# DATASET CONTENT:
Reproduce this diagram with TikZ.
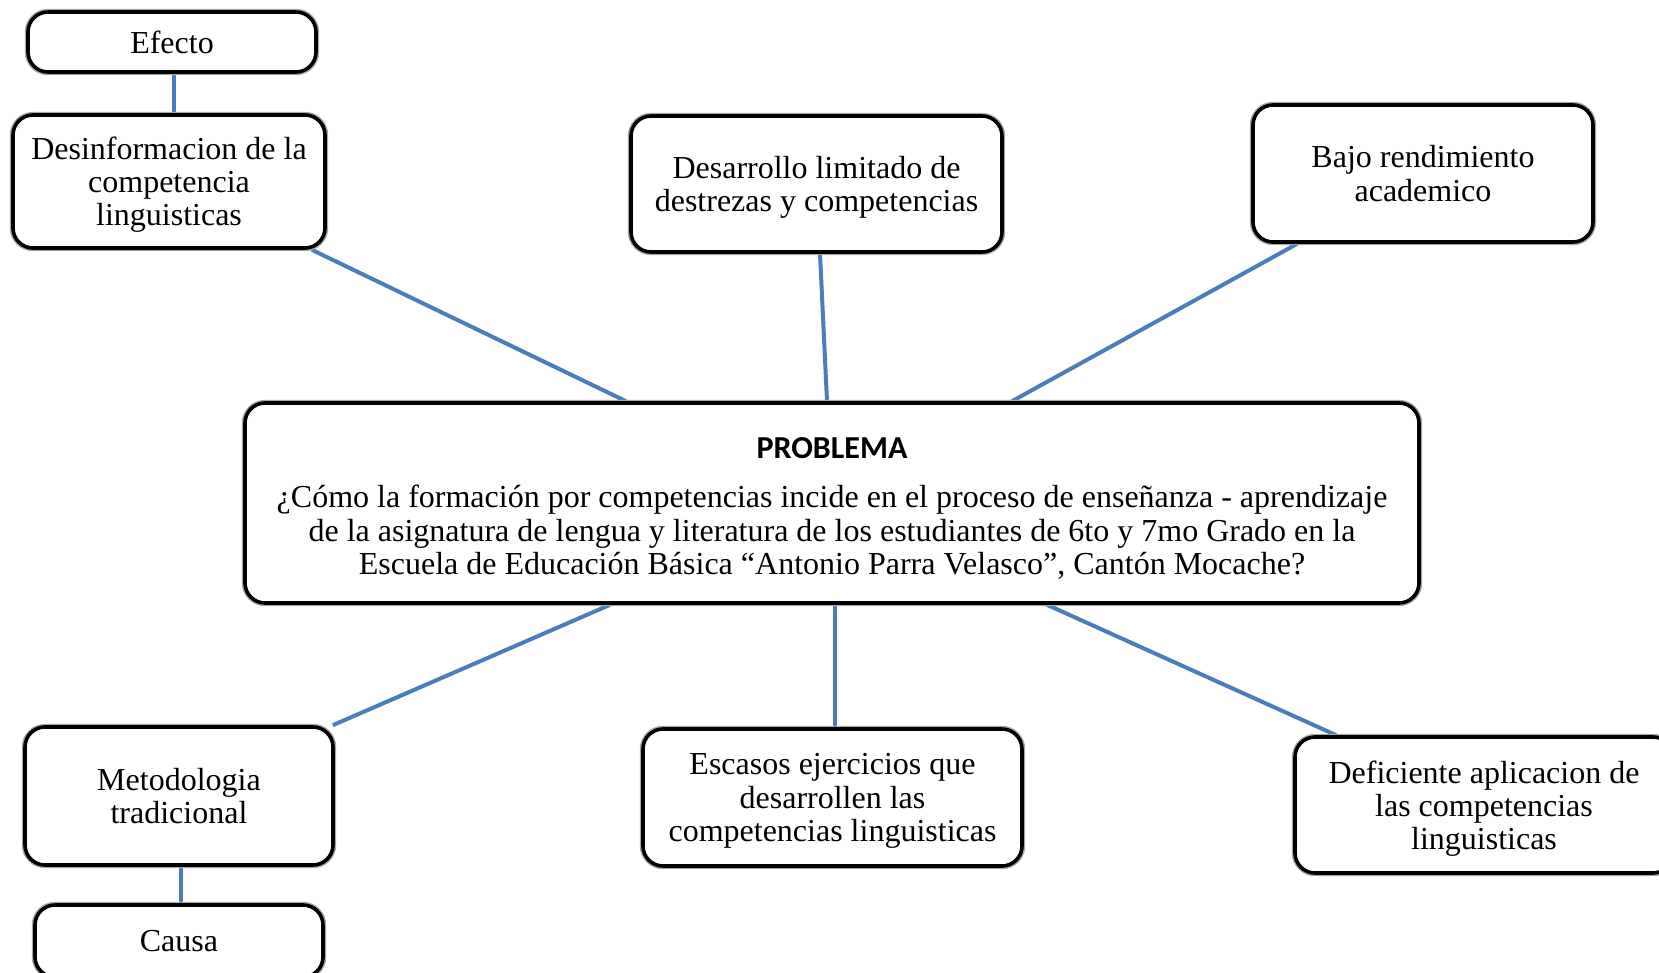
\documentclass[tikz,border=0pt]{standalone}
\usepackage{fontspec}
\setmainfont{Liberation Serif}
\newfontfamily\calibfont{Carlito}
\usetikzlibrary{backgrounds}
\definecolor{linkblue}{HTML}{4A7EBB}
\tikzset{
  box/.style={draw=black, line width=1.8pt, rounded corners=10pt, fill=white,
    align=center, font=\fontsize{16}{16.6}\selectfont, inner sep=2pt,
    preaction={draw=black!35, line width=3.2pt}},
  mline/.style={text depth=0pt},
  link/.style={draw=linkblue, line width=2pt},
}
\begin{document}
\begin{tikzpicture}[x=0.5pt,y=-0.5pt]
\useasboundingbox (0,0) rectangle (1659,973);
\node[box, minimum width=144pt, minimum height=30pt] (efecto) at (172,42) {Efecto};
\node[box, mline, minimum width=156pt, minimum height=66.5pt] (desinfo) at (169,181.5) {Desinformacion de la\\competencia\\linguisticas};
\node[box, mline, minimum width=185.5pt, minimum height=68pt] (desarrollo) at (816.5,184) {Desarrollo limitado de\\destrezas y competencias};
\node[box, mline, minimum width=170pt, minimum height=68.5pt] (bajo) at (1423,173.5) {Bajo rendimiento\\academico};
\node[box, mline, minimum width=587pt, minimum height=100pt] (prob) at (832,503)
  {\rule{0pt}{13.5pt}{\calibfont\bfseries PROBLEMA}\\[8pt]
   ¿Cómo la formación por competencias incide en el proceso de enseñanza - aprendizaje\\
   de la asignatura de lengua y literatura de los estudiantes de 6to y 7mo Grado en la\\
   Escuela de Educación Básica “Antonio Parra Velasco”, Cantón Mocache?};
\node[box, mline, minimum width=154pt, minimum height=69pt] (metod) at (179,796) {Metodologia\\tradicional};
\node[box, minimum width=144pt, minimum height=36pt] (causa) at (179,941) {Causa};
\node[box, mline, minimum width=189.5pt, minimum height=68.5pt] (escasos) at (832.5,797.5) {Escasos ejercicios que\\desarrollen las\\competencias linguisticas};
\node[box, mline, minimum width=189pt, minimum height=68pt] (defic) at (1484,805) {Deficiente aplicacion de\\las competencias\\linguisticas};
\begin{scope}[on background layer]
\draw[link] ([xshift=1pt]efecto.south) -- ([xshift=1pt]efecto.south |- desinfo.north);
\draw[link] ([xshift=-7.5pt]desinfo.south east) -- ([xshift=-103pt]prob.north);
\draw[link] ([xshift=1.75pt]desarrollo.south) -- ([xshift=-2.5pt]prob.north);
\draw[link] ([xshift=23pt]bajo.south west) -- ([xshift=90pt]prob.north);
\draw[link] ([xshift=-111pt]prob.south) -- ([xshift=-1pt]metod.north east);
\draw[link] ([xshift=1.5pt]prob.south) -- ([xshift=1.5pt]prob.south |- escasos.north);
\draw[link] ([xshift=107.5pt]prob.south) -- ([xshift=21.5pt]defic.north west);
\draw[link] ([xshift=1pt]metod.south) -- ([xshift=1pt]metod.south |- causa.north);
\end{scope}
\end{tikzpicture}
\end{document}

# TASK TO COMPLETE:
Write out the full set of lines verbatim, without the pictures.

# RESPONSE:
Reproduce this diagram with TikZ.
\documentclass[tikz,border=0pt]{standalone}
\usepackage{fontspec}
\setmainfont{Liberation Serif}
\newfontfamily\calibfont{Carlito}
\usetikzlibrary{backgrounds}
\definecolor{linkblue}{HTML}{4A7EBB}
\tikzset{
  box/.style={draw=black, line width=1.8pt, rounded corners=10pt, fill=white,
    align=center, font=\fontsize{16}{16.6}\selectfont, inner sep=2pt,
    preaction={draw=black!35, line width=3.2pt}},
  mline/.style={text depth=0pt},
  link/.style={draw=linkblue, line width=2pt},
}
\begin{document}
\begin{tikzpicture}[x=0.5pt,y=-0.5pt]
\useasboundingbox (0,0) rectangle (1659,973);
\node[box, minimum width=144pt, minimum height=30pt] (efecto) at (172,42) {Efecto};
\node[box, mline, minimum width=156pt, minimum height=66.5pt] (desinfo) at (169,181.5) {Desinformacion de la\\competencia\\linguisticas};
\node[box, mline, minimum width=185.5pt, minimum height=68pt] (desarrollo) at (816.5,184) {Desarrollo limitado de\\destrezas y competencias};
\node[box, mline, minimum width=170pt, minimum height=68.5pt] (bajo) at (1423,173.5) {Bajo rendimiento\\academico};
\node[box, mline, minimum width=587pt, minimum height=100pt] (prob) at (832,503)
  {\rule{0pt}{13.5pt}{\calibfont\bfseries PROBLEMA}\\[8pt]
   ¿Cómo la formación por competencias incide en el proceso de enseñanza - aprendizaje\\
   de la asignatura de lengua y literatura de los estudiantes de 6to y 7mo Grado en la\\
   Escuela de Educación Básica “Antonio Parra Velasco”, Cantón Mocache?};
\node[box, mline, minimum width=154pt, minimum height=69pt] (metod) at (179,796) {Metodologia\\tradicional};
\node[box, minimum width=144pt, minimum height=36pt] (causa) at (179,941) {Causa};
\node[box, mline, minimum width=189.5pt, minimum height=68.5pt] (escasos) at (832.5,797.5) {Escasos ejercicios que\\desarrollen las\\competencias linguisticas};
\node[box, mline, minimum width=189pt, minimum height=68pt] (defic) at (1484,805) {Deficiente aplicacion de\\las competencias\\linguisticas};
\begin{scope}[on background layer]
\draw[link] ([xshift=1pt]efecto.south) -- ([xshift=1pt]efecto.south |- desinfo.north);
\draw[link] ([xshift=-7.5pt]desinfo.south east) -- ([xshift=-103pt]prob.north);
\draw[link] ([xshift=1.75pt]desarrollo.south) -- ([xshift=-2.5pt]prob.north);
\draw[link] ([xshift=23pt]bajo.south west) -- ([xshift=90pt]prob.north);
\draw[link] ([xshift=-111pt]prob.south) -- ([xshift=-1pt]metod.north east);
\draw[link] ([xshift=1.5pt]prob.south) -- ([xshift=1.5pt]prob.south |- escasos.north);
\draw[link] ([xshift=107.5pt]prob.south) -- ([xshift=21.5pt]defic.north west);
\draw[link] ([xshift=1pt]metod.south) -- ([xshift=1pt]metod.south |- causa.north);
\end{scope}
\end{tikzpicture}
\end{document}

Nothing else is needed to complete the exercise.